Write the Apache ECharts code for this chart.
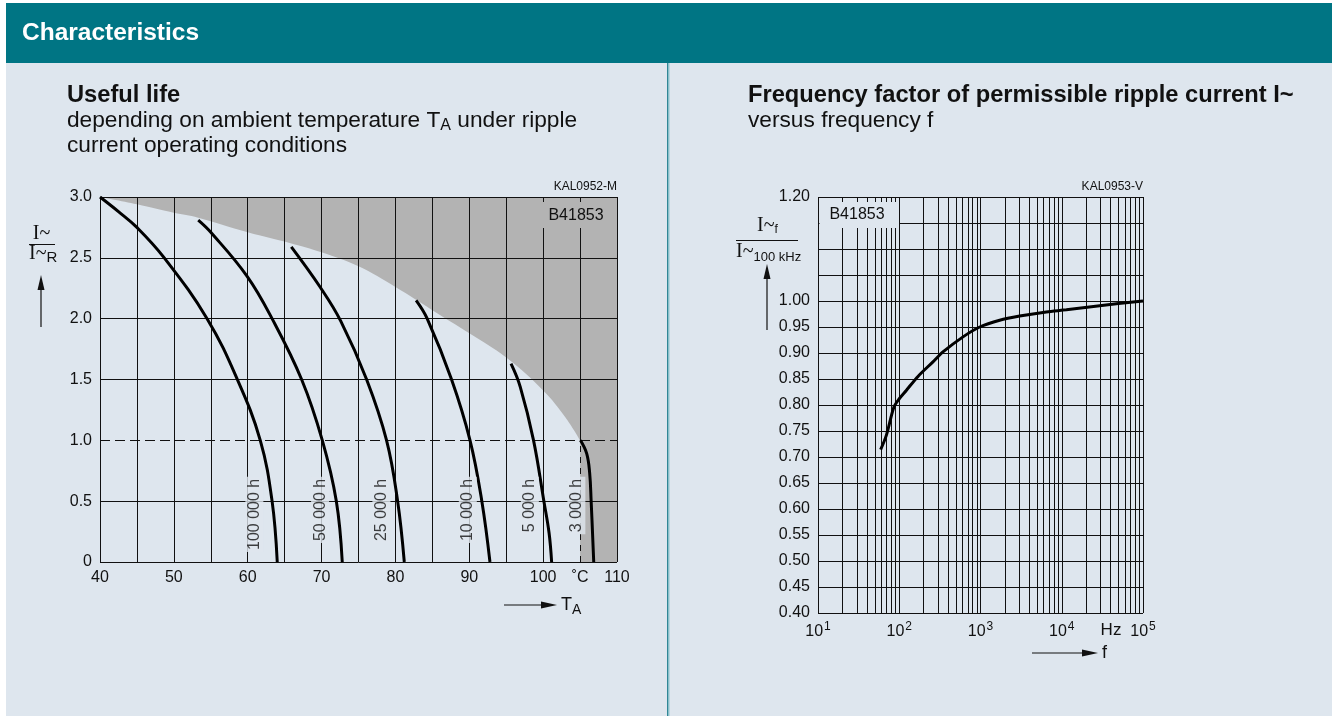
<!DOCTYPE html>
<html>
<head>
<meta charset="utf-8">
<script src="https://cdn.jsdelivr.net/npm/echarts@6/dist/echarts.min.js"></script>
<style>
  html, body { margin: 0; padding: 0; background: #fff; }
  #main { width: 1332px; height: 716px; }
</style>
</head>
<body>
<div id="main"></div>
<script>
// useful life curves: [T_A in degC, I~ / I~R]
const life100k = [[40, 3.0], [42.5, 2.88], [45, 2.75], [48.7, 2.5], [54.5, 2.0], [58.6, 1.5], [61.7, 1.0], [63.3, 0.5], [64.0, 0]]
const life50k = [[53.3, 2.81], [55, 2.71], [59.9, 2.35], [63.3, 2.0], [67.3, 1.5], [70.1, 1.0], [72.0, 0.5], [72.8, 0]]
const life25k = [[65.9, 2.59], [69.8, 2.26], [72.6, 1.98], [76.1, 1.5], [78.8, 1.0], [80.3, 0.5], [81.2, 0]]
const life10k = [[82.8, 2.15], [84.3, 2.0], [87.6, 1.5], [90.1, 1.0], [91.7, 0.5], [92.8, 0]]
const life5k = [[95.65, 1.63], [96.9, 1.44], [98.7, 1.0], [100.1, 0.5], [100.8, 0.24], [101.15, 0]]
const life3k = [[105.05, 1.0], [105.9, 0.89], [106.3, 0.73], [106.5, 0.5], [106.85, 0]]
const lifeNames = ['100 000 h', '50 000 h', '25 000 h', '10 000 h', '5 000 h', '3 000 h']
// border of the grey (not permitted) region
const limitCurve = [[40, 3.0], [45, 2.94], [50, 2.87], [53.3, 2.83], [60, 2.71], [65.8, 2.62], [70, 2.545], [75, 2.43], [80, 2.26], [85, 2.07], [90, 1.88], [95, 1.68], [100, 1.41], [103, 1.19], [105, 1.0]]
const limitBand = [[105, 0], [110, 0]]

// frequency factor curve
const freqHz = [59, 69.5, 86, 100, 122, 170, 260, 345, 609, 977, 1722, 3033, 6460, 11400, 29300, 100000]
const freqFactor = [0.714, 0.742, 0.796, 0.812, 0.828, 0.855, 0.883, 0.902, 0.931, 0.950, 0.963, 0.971, 0.979, 0.983, 0.991, 1.000]
const minorFreqs = [20, 30, 40, 50, 60, 70, 80, 90, 200, 300, 400, 500, 600, 700, 800, 900,
  2000, 3000, 4000, 5000, 6000, 7000, 8000, 9000, 20000, 30000, 40000, 50000, 60000, 70000, 80000, 90000]

const panel = '#dee6ee'
const shade = '#b3b3b3'
const ink = '#111'
const font = '"Liberation Sans", Arial, sans-serif'
const serif = '"Liberation Serif", "Times New Roman", serif'

const chart = echarts.init(document.getElementById('main'))

// split line colours: hide the line at 105 degC and at 1.0, drawn again below
const tempLineColors = []
for (let t = 40; t <= 110; t += 5) tempLineColors.push(t === 105 ? 'rgba(0,0,0,0)' : ink)
const ratioLineColors = [ink, ink, 'rgba(0,0,0,0)', ink, ink, ink, ink]

const tickLabel = { fontSize: 16, color: ink, fontFamily: font, margin: 8 }

const curveSeries = (data) => ({
  type: 'line',
  xAxisIndex: 0,
  yAxisIndex: 0,
  data,
  smooth: 0.4,
  showSymbol: false,
  silent: true,
  z: 6,
  lineStyle: { color: '#000', width: 3 },
})

const measureCtx = document.createElement('canvas').getContext('2d')
const measure = (str, f) => { measureCtx.font = f; return measureCtx.measureText(str).width }

const text = (x, y, str, extra) => ({
  type: 'text',
  x, y, z: 30, silent: true,
  style: Object.assign({ text: str, fill: ink, font: '16px ' + font, textVerticalAlign: 'middle' }, extra || {}),
})
// main text followed by a lowered subscript (and optional tail)
const withSub = (x, y, main, mainFont, subStr, subFont, drop, tail) => {
  const w = measure(main, mainFont)
  const ws = measure(subStr, subFont)
  const els = [text(x, y, main, { font: mainFont }), text(x + w, y + drop, subStr, { font: subFont })]
  if (tail) els.push(text(x + w + ws, y, tail, { font: mainFont }))
  return els
}

const titleFont = 'bold 23.7px ' + font
const bodyFont = '22.7px ' + font

chart.setOption({
  backgroundColor: '#fff',
  animation: false,
  grid: [
    { left: 100, top: 197, width: 517, height: 365 },
    { left: 818, top: 197, width: 325, height: 416 },
  ],
  xAxis: [
    {
      gridIndex: 0, type: 'value', min: 40, max: 110, interval: 5, z: 3,
      axisLine: { show: false }, axisTick: { show: false },
      splitLine: { show: true, lineStyle: { color: tempLineColors, width: 1 } },
      axisLabel: Object.assign({}, tickLabel, {
        formatter: v => (v === 105 ? '˚C' : (v % 10 === 0 ? String(v) : '')),
      }),
    },
    {
      gridIndex: 1, type: 'log', logBase: 10, min: 10, max: 100000, z: 3,
      axisLine: { show: false }, axisTick: { show: false },
      splitLine: { show: true, lineStyle: { color: ink, width: 1 } },
      axisLabel: Object.assign({}, tickLabel, {
        formatter: v => '10{s|' + Math.round(Math.log10(v)) + '}',
        rich: { s: { fontSize: 12, fontFamily: font, color: ink, padding: [0, 0, 9, 1] } },
      }),
    },
  ],
  yAxis: [
    {
      gridIndex: 0, type: 'value', min: 0, max: 3, interval: 0.5, z: 3,
      axisLine: { show: false }, axisTick: { show: false },
      splitLine: { show: true, lineStyle: { color: ratioLineColors, width: 1 } },
      axisLabel: Object.assign({}, tickLabel, { formatter: v => (v === 0 ? '0' : v.toFixed(1)) }),
    },
    {
      gridIndex: 1, type: 'value', min: 0.4, max: 1.2, interval: 0.05, z: 3,
      axisLine: { show: false }, axisTick: { show: false },
      splitLine: { show: true, lineStyle: { color: ink, width: 1 } },
      axisLabel: Object.assign({}, tickLabel, {
        formatter: v => (v > 1.01 && v < 1.19 ? '' : v.toFixed(2)),
      }),
    },
  ],
  series: [
    {
      type: 'line', xAxisIndex: 0, yAxisIndex: 0, data: limitCurve, smooth: 0.4,
      showSymbol: false, silent: true, z: 1,
      lineStyle: { width: 0 },
      areaStyle: { color: shade, opacity: 1, origin: 'end' },
      markLine: {
        silent: true, symbol: ['none', 'none'], z: 4,
        label: { show: false },
        data: [
          { yAxis: 1.0, lineStyle: { color: ink, width: 1, type: [10, 5] } },
          [{ coord: [105, 1.0], lineStyle: { color: ink, width: 1, type: 'solid' } }, { coord: [105, 3.0] }],
          [{ coord: [105, 0], lineStyle: { color: ink, width: 1, type: [6, 5] } }, { coord: [105, 1.0] }],
        ],
      },
    },
    {
      type: 'line', xAxisIndex: 0, yAxisIndex: 0, data: limitBand,
      showSymbol: false, silent: true, z: 1,
      lineStyle: { width: 0 },
      areaStyle: { color: shade, opacity: 1, origin: 'end' },
    },
    curveSeries(life100k),
    curveSeries(life50k),
    curveSeries(life25k),
    curveSeries(life10k),
    curveSeries(life5k),
    curveSeries(life3k),
    {
      type: 'scatter', xAxisIndex: 0, yAxisIndex: 0, symbolSize: 0, silent: true, z: 7,
      data: [
        { name: lifeNames[0], value: [60.9, 0.70] },
        { name: lifeNames[1], value: [69.8, 0.70] },
        { name: lifeNames[2], value: [78.1, 0.70] },
        { name: lifeNames[3], value: [89.8, 0.70] },
        { name: lifeNames[4], value: [98.2, 0.70] },
        { name: lifeNames[5], value: [104.5, 0.70] },
      ],
      label: {
        show: true, position: 'inside', rotate: 90, align: 'right', verticalAlign: 'middle',
        formatter: p => p.name, fontSize: 16, color: ink, fontFamily: font,
        backgroundColor: panel, padding: [1, 2],
      },
    },
    {
      type: 'line', xAxisIndex: 1, yAxisIndex: 1,
      data: freqHz.map((f, i) => [f, freqFactor[i]]),
      smooth: 0.3, showSymbol: false, silent: true, z: 6,
      lineStyle: { color: '#000', width: 3 },
      markLine: {
        silent: true, symbol: ['none', 'none'], z: 4,
        label: { show: false },
        lineStyle: { color: ink, width: 1, type: 'solid' },
        data: minorFreqs.map(f => ({ xAxis: f })),
      },
    },
  ],
  graphic: [
    // header and panels
    { type: 'rect', z: -10, silent: true, shape: { x: 6, y: 3, width: 1326, height: 60 }, style: { fill: '#007584' } },
    { type: 'rect', z: -10, silent: true, shape: { x: 6, y: 63, width: 1326, height: 653 }, style: { fill: panel } },
    { type: 'rect', z: -9, silent: true, shape: { x: 667, y: 63, width: 1.5, height: 653 }, style: { fill: '#2f8796' } },
    { type: 'rect', z: -9, silent: true, shape: { x: 668.5, y: 63, width: 1, height: 653 }, style: { fill: '#8ec5cf' } },
    text(22, 33, 'Characteristics', { fill: '#fff', font: 'bold 24.5px ' + font }),

    // left titles
    text(67, 95, 'Useful life', { font: titleFont }),
    ...withSub(67, 121, 'depending on ambient temperature T', bodyFont, 'A', '16px ' + font, 5, ' under ripple'),
    text(67, 146, 'current operating conditions', { font: bodyFont }),
    text(617, 187, 'KAL0952-M', { font: '12px ' + font, textAlign: 'right' }),

    // right titles
    text(748, 95, 'Frequency factor of permissible ripple current I~', { font: titleFont }),
    text(748, 121, 'versus frequency f', { font: bodyFont }),
    text(1143, 187, 'KAL0953-V', { font: '12px ' + font, textAlign: 'right' }),

    // type boxes
    { type: 'rect', z: 20, silent: true, shape: { x: 539, y: 202, width: 73, height: 26 }, style: { fill: shade } },
    text(576, 216, 'B41853', { textAlign: 'center' }),
    { type: 'rect', z: 20, silent: true, shape: { x: 819.5, y: 202, width: 79.5, height: 26 }, style: { fill: panel } },
    text(857, 215, 'B41853', { textAlign: 'center' }),

    // left y axis name
    text(41.5, 234, 'I~', { font: '20px ' + serif, textAlign: 'center' }),
    { type: 'line', z: 30, silent: true, shape: { x1: 29, y1: 244.5, x2: 55, y2: 244.5 }, style: { stroke: ink, lineWidth: 1 } },
    ...withSub(29, 254, 'I~', '20px ' + serif, 'R', '15px ' + font, 4),
    { type: 'line', z: 30, silent: true, shape: { x1: 41, y1: 327, x2: 41, y2: 286 }, style: { stroke: ink, lineWidth: 1.2 } },
    { type: 'polygon', z: 30, silent: true, shape: { points: [[41, 275], [37.5, 290], [44.5, 290]] }, style: { fill: ink } },

    // left x axis name
    { type: 'line', z: 30, silent: true, shape: { x1: 504, y1: 605, x2: 545, y2: 605 }, style: { stroke: ink, lineWidth: 1.2 } },
    { type: 'polygon', z: 30, silent: true, shape: { points: [[557, 605], [541, 601.5], [541, 608.5]] }, style: { fill: ink } },
    ...withSub(561, 605, 'T', '18px ' + font, 'A', '14px ' + font, 5),

    // right y axis name
    ...withSub(757, 226, 'I~', '20px ' + serif, 'f', '12px ' + font, 4),
    { type: 'line', z: 30, silent: true, shape: { x1: 736, y1: 240.5, x2: 798, y2: 240.5 }, style: { stroke: ink, lineWidth: 1 } },
    ...withSub(736, 252, 'I~', '20px ' + serif, '100 kHz', '13px ' + font, 5),
    { type: 'line', z: 30, silent: true, shape: { x1: 767, y1: 330, x2: 767, y2: 276 }, style: { stroke: ink, lineWidth: 1.2 } },
    { type: 'polygon', z: 30, silent: true, shape: { points: [[767, 264], [763.5, 279], [770.5, 279]] }, style: { fill: ink } },

    // right x axis name
    text(1111, 630, 'Hz', { textAlign: 'center', font: '17px ' + font }),
    { type: 'line', z: 30, silent: true, shape: { x1: 1032, y1: 653, x2: 1085, y2: 653 }, style: { stroke: ink, lineWidth: 1.2 } },
    { type: 'polygon', z: 30, silent: true, shape: { points: [[1098, 653], [1082, 649.5], [1082, 656.5]] }, style: { fill: ink } },
    text(1102, 653, 'f', { font: '18px ' + font }),
  ],
})
</script>
</body>
</html>
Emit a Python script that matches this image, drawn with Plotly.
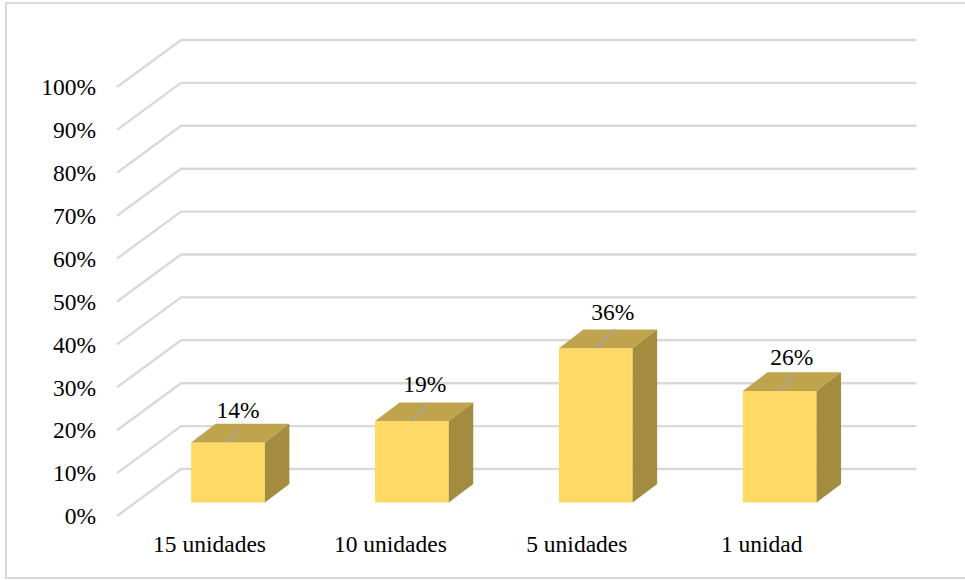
import plotly.graph_objects as go

# Chart data
categories = ["15 unidades", "10 unidades", "5 unidades", "1 unidad"]
values = [14, 19, 36, 26]
y_ticks = [0, 10, 20, 30, 40, 50, 60, 70, 80, 90, 100]
y_tick_labels = [f"{t}%" for t in y_ticks]

# Canvas and plot box, in pixels
WIDTH, HEIGHT = 965, 580
M_L, M_R, M_T, M_B = 97, 30, 25, 53
PLOT_W = WIDTH - M_L - M_R
PLOT_H = HEIGHT - M_T - M_B

# Scales: pixels per category and per percentage point
PX_X = 183.9
PX_Y = 4.29
FIRST_BAR_PX = 228.0
WALL_ZERO_PX = 516.0
BAR_ZERO_PX = 502.6


def x_units(px):
    return (px - FIRST_BAR_PX) / PX_X


x_range = [x_units(M_L), x_units(WIDTH - M_R)]
y_range = [(WALL_ZERO_PX - (HEIGHT - M_B)) / PX_Y, (WALL_ZERO_PX - M_T) / PX_Y]
y2_range = [(BAR_ZERO_PX - (HEIGHT - M_B)) / PX_Y, (BAR_ZERO_PX - M_T) / PX_Y]

# Oblique depth of the walls and of the columns
WALL_DX, WALL_DY = 64 / PX_X, 47 / PX_Y
BAR_DX, BAR_DY = 24.5 / PX_X, 18.7 / PX_Y
BAR_W = 73.7 / PX_X
WALL_LEFT, WALL_RIGHT = x_units(117), x_units(916.5)

# Category label offsets from each column's centre (px)
label_shift = [-18.5, -21.5, -19, -18]

# Leader line ends and value label centres, relative to the column's top-front centre (px)
leader_end = [(11, -14), (14, -15), (19, -19), (14, -16)]
label_centre = [(10, -30), (13, -35), (17, -34), (12, -32)]

FONT = "Liberation Serif"
FONT_SIZE = 23.5
GRID = "#d9d9d9"
FRONT = "#ffd966"
TOP = "#bfa34d"
SIDE = "#a38b3f"
LEADER = "#a6a6a6"

fig = go.Figure()

# Floor-to-wall gridlines
for t in y_ticks:
    fig.add_trace(go.Scatter(
        x=[WALL_LEFT, WALL_LEFT + WALL_DX, WALL_RIGHT],
        y=[t, t + WALL_DY, t + WALL_DY],
        mode="lines", line=dict(color=GRID, width=2.4),
        hoverinfo="skip", showlegend=False, xaxis="x", yaxis="y",
    ))

# Column fronts
xs = list(range(len(categories)))
fig.add_trace(go.Bar(
    x=xs, y=values, width=BAR_W, marker=dict(color=FRONT, line=dict(width=0)),
    showlegend=False, xaxis="x", yaxis="y2",
))

# Column top and side faces
for i, v in zip(xs, values):
    l, r = i - BAR_W / 2, i + BAR_W / 2
    fig.add_trace(go.Scatter(
        x=[l, r, r + BAR_DX, l + BAR_DX, l], y=[v, v, v + BAR_DY, v + BAR_DY, v],
        fill="toself", fillcolor=TOP, mode="lines", line=dict(width=0, color=TOP),
        hoverinfo="skip", showlegend=False, xaxis="x", yaxis="y2",
    ))
    fig.add_trace(go.Scatter(
        x=[r, r + BAR_DX, r + BAR_DX, r, r], y=[0, BAR_DY, v + BAR_DY, v, 0],
        fill="toself", fillcolor=SIDE, mode="lines", line=dict(width=0, color=SIDE),
        hoverinfo="skip", showlegend=False, xaxis="x", yaxis="y2",
    ))
    # Leader line from the column top towards its label
    ex, ey = leader_end[i]
    fig.add_trace(go.Scatter(
        x=[i, i + ex / PX_X], y=[v, v - ey / PX_Y],
        mode="lines", line=dict(color=LEADER, width=1.6),
        hoverinfo="skip", showlegend=False, xaxis="x", yaxis="y2",
    ))

# Value labels
fig.add_trace(go.Scatter(
    x=[i + label_centre[i][0] / PX_X for i in xs],
    y=[v - label_centre[i][1] / PX_Y for i, v in zip(xs, values)],
    mode="text", text=[f"{v}%" for v in values], textposition="middle center",
    textfont=dict(family=FONT, size=FONT_SIZE, color="#000000"),
    hoverinfo="skip", showlegend=False, xaxis="x", yaxis="y2",
))

fig.update_layout(
    width=WIDTH, height=HEIGHT,
    margin=dict(l=M_L, r=M_R, t=M_T, b=M_B, pad=0),
    paper_bgcolor="#ffffff", plot_bgcolor="rgba(0,0,0,0)",
    font=dict(family=FONT, size=FONT_SIZE, color="#000000"),
    xaxis=dict(
        range=x_range, tickmode="array",
        tickvals=[i + label_shift[i] / PX_X for i in xs], ticktext=categories,
        showgrid=False, zeroline=False, showline=False, ticks="",
    ),
    yaxis=dict(
        range=y_range, tickmode="array", tickvals=y_ticks, ticktext=y_tick_labels,
        showgrid=False, zeroline=False, showline=False, ticks="",
    ),
    yaxis2=dict(
        range=y2_range, overlaying="y", side="left", visible=False,
    ),
    # Frame open on the right: its right side runs past the page edge
    shapes=[dict(
        type="rect", xref="paper", yref="paper", layer="below",
        x0=(6 - M_L) / PLOT_W, x1=(970 - M_L) / PLOT_W,
        y0=(HEIGHT - M_B - 578) / PLOT_H, y1=(HEIGHT - M_B - 3) / PLOT_H,
        line=dict(color=GRID, width=2), fillcolor="rgba(0,0,0,0)",
    )],
)

fig.write_html("out.html", config=dict(displayModeBar=False))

***

## Exercise details
Nothing but the lines from the one containing "Emit a Python" through the one containing "WALL_LEFT, WALL_RIGHT = x_units(117), x_units(916.5)" should appear in your copy, exactly as written and without pictures.

## Correct output
Emit a Python script that matches this image, drawn with Plotly.
import plotly.graph_objects as go

# Chart data
categories = ["15 unidades", "10 unidades", "5 unidades", "1 unidad"]
values = [14, 19, 36, 26]
y_ticks = [0, 10, 20, 30, 40, 50, 60, 70, 80, 90, 100]
y_tick_labels = [f"{t}%" for t in y_ticks]

# Canvas and plot box, in pixels
WIDTH, HEIGHT = 965, 580
M_L, M_R, M_T, M_B = 97, 30, 25, 53
PLOT_W = WIDTH - M_L - M_R
PLOT_H = HEIGHT - M_T - M_B

# Scales: pixels per category and per percentage point
PX_X = 183.9
PX_Y = 4.29
FIRST_BAR_PX = 228.0
WALL_ZERO_PX = 516.0
BAR_ZERO_PX = 502.6


def x_units(px):
    return (px - FIRST_BAR_PX) / PX_X


x_range = [x_units(M_L), x_units(WIDTH - M_R)]
y_range = [(WALL_ZERO_PX - (HEIGHT - M_B)) / PX_Y, (WALL_ZERO_PX - M_T) / PX_Y]
y2_range = [(BAR_ZERO_PX - (HEIGHT - M_B)) / PX_Y, (BAR_ZERO_PX - M_T) / PX_Y]

# Oblique depth of the walls and of the columns
WALL_DX, WALL_DY = 64 / PX_X, 47 / PX_Y
BAR_DX, BAR_DY = 24.5 / PX_X, 18.7 / PX_Y
BAR_W = 73.7 / PX_X
WALL_LEFT, WALL_RIGHT = x_units(117), x_units(916.5)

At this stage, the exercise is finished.